What is being asked: Leave out the images and repeat the listing below without a single change.

Given material:

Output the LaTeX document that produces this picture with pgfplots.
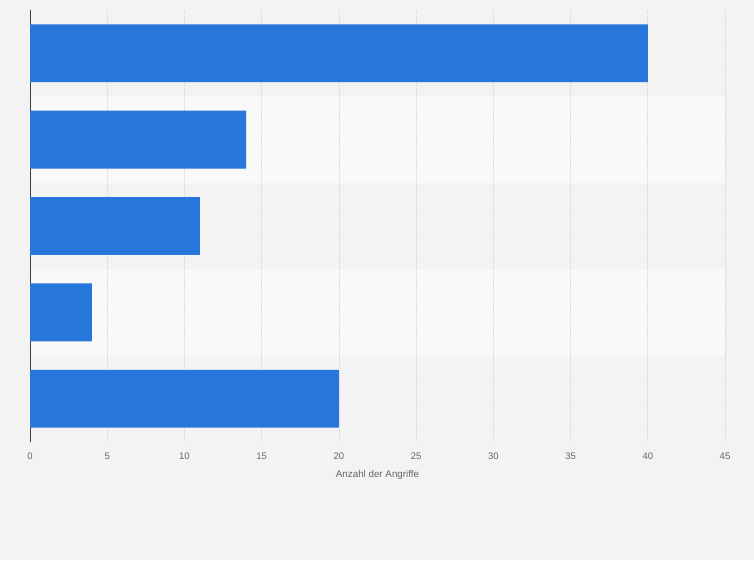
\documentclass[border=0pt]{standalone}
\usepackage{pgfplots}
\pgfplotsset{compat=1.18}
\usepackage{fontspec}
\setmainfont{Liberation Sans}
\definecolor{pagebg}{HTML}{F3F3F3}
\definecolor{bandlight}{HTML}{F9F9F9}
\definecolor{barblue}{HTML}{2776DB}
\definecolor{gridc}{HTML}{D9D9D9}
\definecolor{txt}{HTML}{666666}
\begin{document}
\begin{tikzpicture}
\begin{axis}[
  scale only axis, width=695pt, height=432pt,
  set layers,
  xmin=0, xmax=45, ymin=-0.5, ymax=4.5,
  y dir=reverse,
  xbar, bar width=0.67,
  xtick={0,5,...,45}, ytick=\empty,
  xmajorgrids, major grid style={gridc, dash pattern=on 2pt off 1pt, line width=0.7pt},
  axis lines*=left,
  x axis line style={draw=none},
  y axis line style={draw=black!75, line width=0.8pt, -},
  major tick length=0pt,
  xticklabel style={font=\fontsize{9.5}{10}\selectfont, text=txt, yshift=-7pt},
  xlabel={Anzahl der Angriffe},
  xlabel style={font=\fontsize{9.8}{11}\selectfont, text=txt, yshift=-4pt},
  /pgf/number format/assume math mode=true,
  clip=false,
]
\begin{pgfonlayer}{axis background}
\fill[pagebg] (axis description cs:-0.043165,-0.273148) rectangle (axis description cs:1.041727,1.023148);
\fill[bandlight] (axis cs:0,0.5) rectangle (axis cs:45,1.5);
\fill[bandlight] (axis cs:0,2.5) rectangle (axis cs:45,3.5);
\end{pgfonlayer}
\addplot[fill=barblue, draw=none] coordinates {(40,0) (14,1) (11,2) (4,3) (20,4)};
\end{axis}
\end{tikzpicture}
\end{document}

Correct answer:
Output the LaTeX document that produces this picture with pgfplots.
\documentclass[border=0pt]{standalone}
\usepackage{pgfplots}
\pgfplotsset{compat=1.18}
\usepackage{fontspec}
\setmainfont{Liberation Sans}
\definecolor{pagebg}{HTML}{F3F3F3}
\definecolor{bandlight}{HTML}{F9F9F9}
\definecolor{barblue}{HTML}{2776DB}
\definecolor{gridc}{HTML}{D9D9D9}
\definecolor{txt}{HTML}{666666}
\begin{document}
\begin{tikzpicture}
\begin{axis}[
  scale only axis, width=695pt, height=432pt,
  set layers,
  xmin=0, xmax=45, ymin=-0.5, ymax=4.5,
  y dir=reverse,
  xbar, bar width=0.67,
  xtick={0,5,...,45}, ytick=\empty,
  xmajorgrids, major grid style={gridc, dash pattern=on 2pt off 1pt, line width=0.7pt},
  axis lines*=left,
  x axis line style={draw=none},
  y axis line style={draw=black!75, line width=0.8pt, -},
  major tick length=0pt,
  xticklabel style={font=\fontsize{9.5}{10}\selectfont, text=txt, yshift=-7pt},
  xlabel={Anzahl der Angriffe},
  xlabel style={font=\fontsize{9.8}{11}\selectfont, text=txt, yshift=-4pt},
  /pgf/number format/assume math mode=true,
  clip=false,
]
\begin{pgfonlayer}{axis background}
\fill[pagebg] (axis description cs:-0.043165,-0.273148) rectangle (axis description cs:1.041727,1.023148);
\fill[bandlight] (axis cs:0,0.5) rectangle (axis cs:45,1.5);
\fill[bandlight] (axis cs:0,2.5) rectangle (axis cs:45,3.5);
\end{pgfonlayer}
\addplot[fill=barblue, draw=none] coordinates {(40,0) (14,1) (11,2) (4,3) (20,4)};
\end{axis}
\end{tikzpicture}
\end{document}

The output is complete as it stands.